I am sure there will be many more days where I feel like a hypocrite and unable to live with the contradiction in what I am able to do vs. what I write about. I write this not as an apology or a public exposure of my weaknesses in order to cover my ass, but as a way for me to speak the truth about all that I am so that I can be more. I have written nearly everywhere in this blog that we must live into what we choose instead of into our fear not because I am good at it, but because I must keep reminding myself. We hide all we can be because we fear that in showing our brilliance we will also expose our dark. As the chorus to the Macklemore song goes, we must “light it up to burn it down”. And so I write today and each day to light a match for me and for you and you and you and you and you…………..
(Check out this amazing music….Macklemore \”Contradiction\”)
My dearest daughter…..how do you suppose “a truly wise person” got to be wise????

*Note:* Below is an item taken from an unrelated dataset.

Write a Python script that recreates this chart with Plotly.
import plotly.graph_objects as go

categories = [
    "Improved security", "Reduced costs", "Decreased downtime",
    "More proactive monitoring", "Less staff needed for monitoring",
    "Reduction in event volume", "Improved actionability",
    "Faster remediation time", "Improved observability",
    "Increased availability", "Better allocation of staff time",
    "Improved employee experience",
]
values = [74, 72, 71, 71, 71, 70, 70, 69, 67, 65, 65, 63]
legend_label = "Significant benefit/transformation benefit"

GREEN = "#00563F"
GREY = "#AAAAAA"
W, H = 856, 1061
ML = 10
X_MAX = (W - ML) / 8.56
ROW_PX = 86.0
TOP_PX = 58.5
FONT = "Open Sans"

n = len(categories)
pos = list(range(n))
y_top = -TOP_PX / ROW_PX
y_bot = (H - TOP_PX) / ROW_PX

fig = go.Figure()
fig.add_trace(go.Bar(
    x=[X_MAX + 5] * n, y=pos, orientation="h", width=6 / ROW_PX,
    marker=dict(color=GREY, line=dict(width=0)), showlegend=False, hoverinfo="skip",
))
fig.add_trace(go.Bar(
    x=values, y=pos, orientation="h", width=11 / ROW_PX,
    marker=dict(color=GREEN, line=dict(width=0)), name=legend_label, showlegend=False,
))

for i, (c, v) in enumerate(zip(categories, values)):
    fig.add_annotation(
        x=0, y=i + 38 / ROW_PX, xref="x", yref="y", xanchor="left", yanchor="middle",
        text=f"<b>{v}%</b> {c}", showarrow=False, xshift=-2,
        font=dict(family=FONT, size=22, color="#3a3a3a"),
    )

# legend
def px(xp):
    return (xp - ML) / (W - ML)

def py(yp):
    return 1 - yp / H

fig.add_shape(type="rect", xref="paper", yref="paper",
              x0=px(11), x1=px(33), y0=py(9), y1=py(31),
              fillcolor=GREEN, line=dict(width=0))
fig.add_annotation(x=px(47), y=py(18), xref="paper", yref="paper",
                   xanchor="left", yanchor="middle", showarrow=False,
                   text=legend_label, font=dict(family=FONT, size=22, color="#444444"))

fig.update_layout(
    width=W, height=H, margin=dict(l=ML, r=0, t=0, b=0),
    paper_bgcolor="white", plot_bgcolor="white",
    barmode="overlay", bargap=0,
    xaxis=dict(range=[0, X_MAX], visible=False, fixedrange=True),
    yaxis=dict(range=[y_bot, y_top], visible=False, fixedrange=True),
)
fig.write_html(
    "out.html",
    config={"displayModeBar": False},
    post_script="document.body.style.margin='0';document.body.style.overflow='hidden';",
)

I love you. You are NOT a fake so quit beating yourself up. You are more SPECTACULAR, ARTICULATE, CONSIDERATE, BEAUTIFUL, MOTHERLY, FAITHFUL, W I S E (and on an on) than you want to admit. You have SO MANY wonderful attributes that far outway any “skeletons” which we all have. Keep pushing forward. At this point in your life you are NOT screwed up. You are becoming WISER. HUGGGGGGSSSSS!!!
I read this through my own tears tonight. We are own worst critic..And at times I really wish I could shut that tape off that seems to be on continual rewind and play mode.
As I’ve read you and a mutual friend’s FB posts about our own insecurities I am baffled. Not that you had them. Everyone has them. But on the outside looking in, I didn’t see them.
Are we so good at hiding our own insecurities? Was this a learned behavior? Were we programed with it?
I do miss you, and think of you often. Keep posting,
Hey, Ang….we are to hard on ourselves and then we think we are all alone in being an idiot (or whatever word you are currently using). I guess that is why I write…to break down the isolation, to show solidarity and support and to be a part of something better for all of us. I love you friend!